Quoi de mieux pour égratigner la peau du narcissisme qu’une comédie noire ?
Finalement, le terme d’humour à froid a peut-être été inventé du côté des pays nordiques. En tout cas, s’il y a un cinéma qui sait le manier, c’est celui-ci. Même si Bergman ou Dreyer n’auront vraiment pas manifesté un sens aigu de la rigolade dans leurs films, leurs descendants actuels s’y collent pleinement pour aller creuser dans le mal-être de leurs congénères. Et encore qu’avec Sick of myself, Kristoffer Borgli, va bien au-delà de sa Norvège pour s’attaquer à la problématique universelle de la prépondérance actuelle de l’apparence et son impact sur l’identité. Soit Signe, une trentenaire qui ne supporte tellement plus de ne pas être vue et considérée, qu’elle va s’inoculer volontairement un médicament dont l’effet secondaire est une maladie de peau qui va en faire la coqueluche des médias et des réseaux sociaux, mais surtout dégénérer. L’idée qui change tout est que Signe est une ultra-narcissique parmi toute une flopée de personnages égocentriques ou opportunistes.
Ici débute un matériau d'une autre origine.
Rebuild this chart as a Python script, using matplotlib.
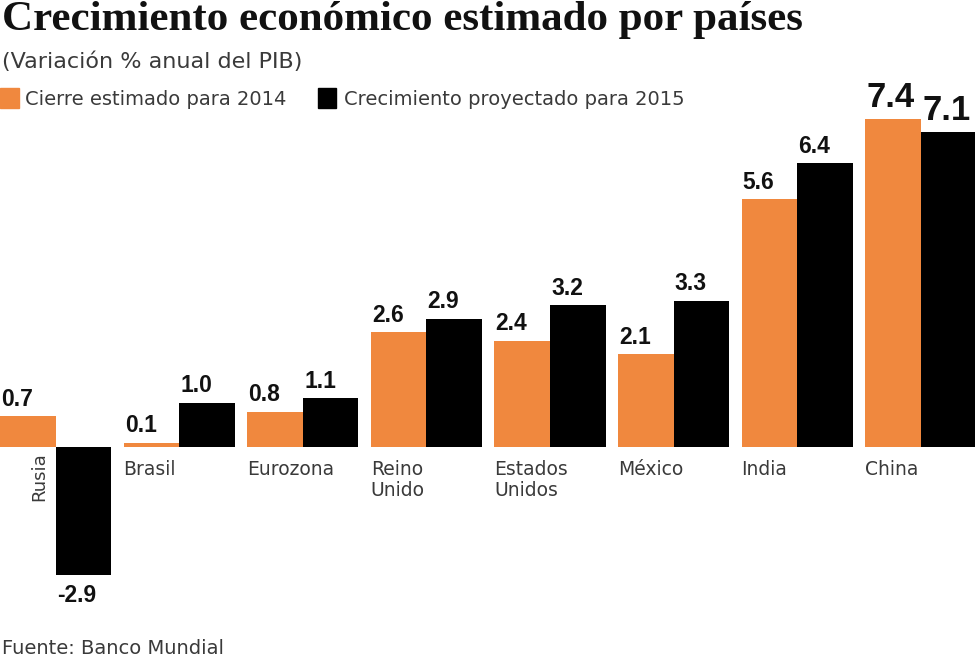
import numpy as np
import matplotlib.pyplot as plt

# datos: variacion % anual del PIB
paises = ['Rusia', 'Brasil', 'Eurozona', 'Reino\nUnido', 'Estados\nUnidos', 'México', 'India', 'China']
cierre_2014 = [0.7, 0.1, 0.8, 2.6, 2.4, 2.1, 5.6, 7.4]
proy_2015 = [-2.9, 1.0, 1.1, 2.9, 3.2, 3.3, 6.4, 7.1]

naranja = '#F0883E'
gris = '#3a3a3a'
sans = ['DejaVu Sans']
bold_font = ['Liberation Sans', 'DejaVu Sans']

fig = plt.figure(figsize=(9.75, 6.66), dpi=100)
ax = fig.add_axes([0, 0, 1, 1])

x = np.arange(len(paises))
w = 0.45
ax.bar(x, cierre_2014, w, align='edge', color=naranja)
ax.bar(x + w, proy_2015, w, align='edge', color='black')

ax.set_xlim(0, 975 / 123.6)
ax.set_ylim(-219 / 44.3, 447 / 44.3)
ax.axis('off')

# etiquetas de valor
for i in range(len(paises)):
    big = paises[i] == 'China'
    fs = 25 if big else 16.5
    for xx, v in [(x[i], cierre_2014[i]), (x[i] + w, proy_2015[i])]:
        off = 0.12 if v >= 0 else -0.2
        ax.text(xx + 0.01, v + off, f'{v:.1f}', ha='left',
                va='bottom' if v >= 0 else 'top', fontsize=fs,
                fontweight='bold', family=bold_font, color='#111111')

# nombres de paises
for i, p in enumerate(paises):
    if p == 'Rusia':
        ax.text(x[i] + w - 0.06, -0.12, p, rotation=90, ha='right', va='top',
                fontsize=13, family=sans, color=gris)
    else:
        ax.text(x[i] + 0.0, -0.3, p, ha='left', va='top', fontsize=13.5,
                family=sans, color=gris, linespacing=1.1)

# titulo, subtitulo, leyenda, fuente
fig.text(0.002, 0.955, 'Crecimiento económico estimado por países', fontsize=31,
         fontweight='bold', family=['Liberation Serif', 'DejaVu Serif'],
         color='#111111', va='baseline')
fig.text(0.002, 0.898, '(Variación % anual del PIB)', fontsize=16, family=sans,
         color=gris, va='baseline')

fig.patches.append(plt.Rectangle((0.0, 0.838), 0.019, 0.03, color=naranja,
                                 transform=fig.transFigure, figure=fig))
fig.text(0.026, 0.843, 'Cierre estimado para 2014', fontsize=14, family=sans,
         color=gris, va='baseline')
fig.patches.append(plt.Rectangle((0.326, 0.838), 0.019, 0.03, color='black',
                                 transform=fig.transFigure, figure=fig))
fig.text(0.353, 0.843, 'Crecimiento proyectado para 2015', fontsize=14,
         family=sans, color=gris, va='baseline')

fig.text(0.002, 0.018, 'Fuente: Banco Mundial', fontsize=14, family=sans,
         color=gris, va='baseline')

fig.savefig('out.png', dpi=100)
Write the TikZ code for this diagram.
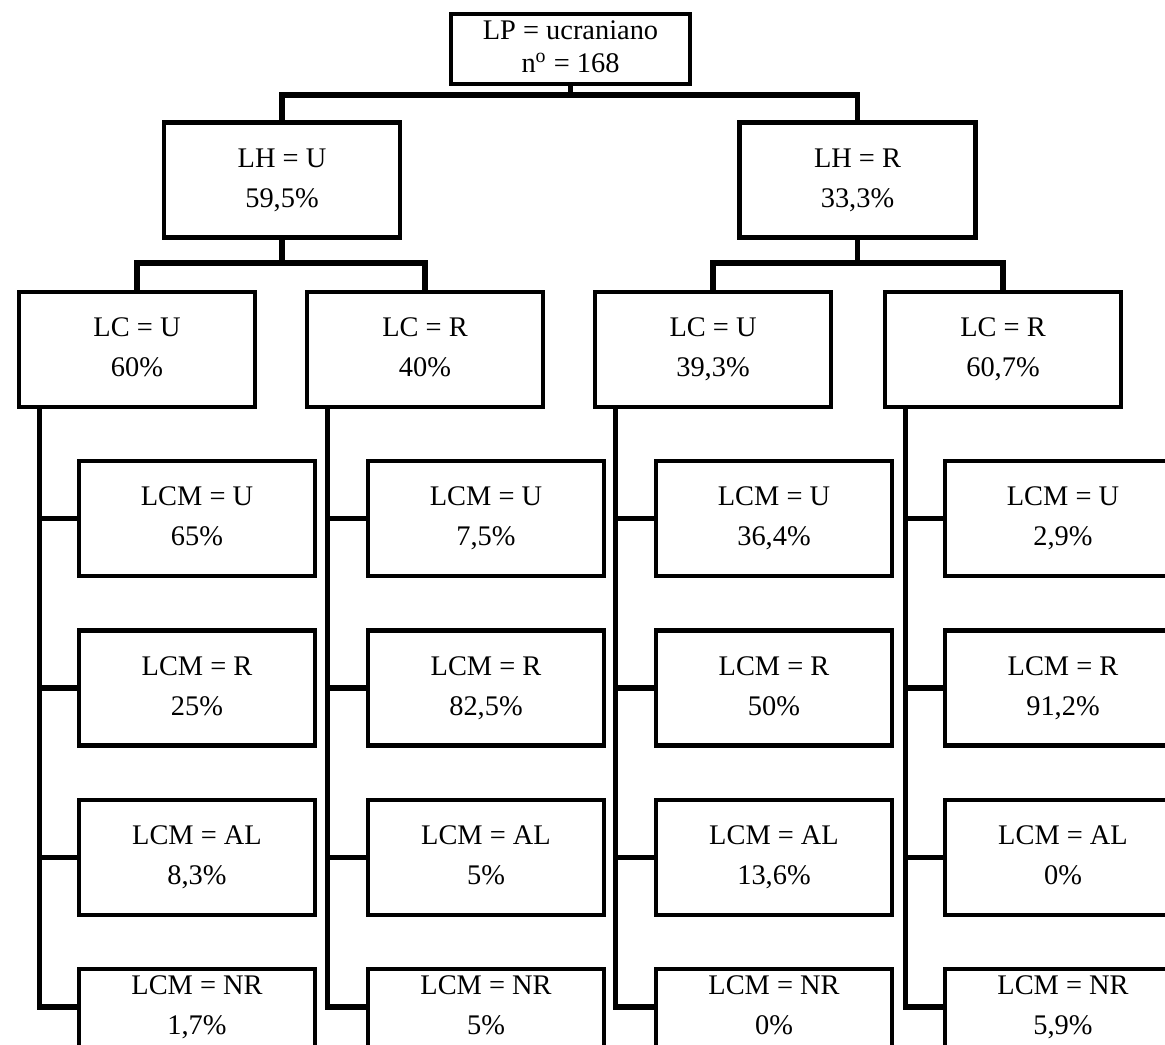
\documentclass[tikz,border=0pt]{standalone}
\usepackage{fontspec}
\setmainfont{Liberation Serif}
\usetikzlibrary{positioning}
\tikzset{
  box/.style={draw=black, line width=2.4pt, fill=white, align=center, inner sep=0pt,
              minimum width=118pt, minimum height=57.5pt, font=\fontsize{14.2}{20}\selectfont,
              execute at end node=\vphantom{,}},
  rootbox/.style={box, minimum width=119.5pt, minimum height=35pt, font=\fontsize{14.2}{16.5}\selectfont},
  lastbox/.style={box, draw=none, outer sep=0pt, minimum height=38pt},
  frame/.style={draw=black, line width=2.4pt, line join=miter},
  link/.style={draw=black, line width=2.6pt, line join=miter},
}

\begin{document}
\begin{tikzpicture}[x=0.5pt,y=-0.5pt]
  \useasboundingbox (0,0) rectangle (1165,1044);
  \clip (0,0) rectangle (1165,1044);

  % ── root and LH level ──
  \node[rootbox] (P) at (570.5,49) {LP = ucraniano\\n\textsuperscript{o} = 168};
  \node[box] (H1) at (282,180) {LH = U\\59,5\%};
  \node[box] (H2) at (857.5,180) {LH = R\\33,3\%};

  % ── LC level ──
  \node[box] (C1) at (137,349.5) {LC = U\\60\%};
  \node[box] (C2) at (425,349.5) {LC = R\\40\%};
  \node[box] (C3) at (713,349.5) {LC = U\\39,3\%};
  \node[box] (C4) at (1003,349.5) {LC = R\\60,7\%};

  % ── LCM level: one column under each LC box ──
  \foreach \c/\cx/\u/\r/\al/\nr in {1/197/65/25/{8,3}/{1,7},
                                   2/486/{7,5}/{82,5}/5/5,
                                   3/774/{36,4}/50/{13,6}/0,
                                   4/1063/{2,9}/{91,2}/0/{5,9}} {
    \node[box]     (M\c1) at (\cx,518.5) {LCM = U\\\u\%};
    \node[box]     (M\c2) at (\cx,688)   {LCM = R\\\r\%};
    \node[box]     (M\c3) at (\cx,857.5) {LCM = AL\\\al\%};
    \node[lastbox] (M\c4) at (\cx,1007)  {LCM = NR\\\nr\%};
    % last box runs off the page, so its bottom edge is not shown
    \draw[frame] ([yshift=-12pt]M\c4.south west) |- (M\c4.north east)
      -- ([yshift=-12pt]M\c4.south east);
  }

  % ── connectors ──
  \coordinate (busP) at (570.5,95);
  \draw[link] (P.south) -- (busP);
  \draw[link] (H1.north) |- (busP) -| (H2.north);

  \coordinate (busH1) at (282,263);
  \coordinate (busH2) at (857.5,263);
  \draw[link] (H1.south) -- (busH1);
  \draw[link] (H2.south) -- (busH2);
  \draw[link] (C1.north) |- (busH1) -| (C2.north);
  \draw[link] (C3.north) |- (busH2) -| (C4.north);

  \foreach \c in {1,2,3,4} {
    \coordinate (S\c) at ([xshift=11.5pt]C\c.south west);
    \draw[link] (S\c) |- (M\c4.west);
    \foreach \r in {1,2,3}
      \draw[link] (M\c\r.west) -- (M\c\r.west -| S\c);
  }
\end{tikzpicture}
\end{document}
Sick of myself sera donc un réjouissant jeu de massacre, taclant autant donc les accros à la célébrité que le milieu de l’art (via le petit ami de Signe, artiste contemporain, mais surtout escroc) ou celui de la mode dans une partie aussi grinçante qu’hilarante. Au-delà de ce ton gonflé, souvent sur le fil du rasoir, normal quand on veut taillader les travers sociétaux, Sick of myself rejoint autant l’univers d’un John Waters – qui l’a d’ailleurs désigné comme son film préféré de 2022- que les visions rêches d’un Bret Easton Ellis ou d’un Larry David, quand il ne fait pas de prisonniers, se gaussant autant de ceux qui tombent dans le miroir aux alouettes que des néo-béni-oui-ouis qui ne jurent que par l’inclusion. La véritable cible de Sick of myself n’étant pourtant pas cette galerie de personnages, mais d’interroger le désir moderne de tout un chacun d’être considéré, et plus encore d’être plaint par les autres. En logique retour de bâton, Borgli frappe fort avec un film à part, capable de fusionner comédie romantique et body horror pour mieux les vitrioler d’humour très grinçant. Il y est fortement aidé par Kristine Kujath Thorp, actrice décidément audacieuse, vu l’an dernier dans le tout aussi épatant Ninja Baby, autre satire norvégienne des plus mordantes. Entre sa démente performance et l’art de la provoc pas gratuite de Borgli, Sick of myself indique clairement que le meilleur remède contre la civilisation contemporaine, malade de son individualisme, est un féroce traitement de choc.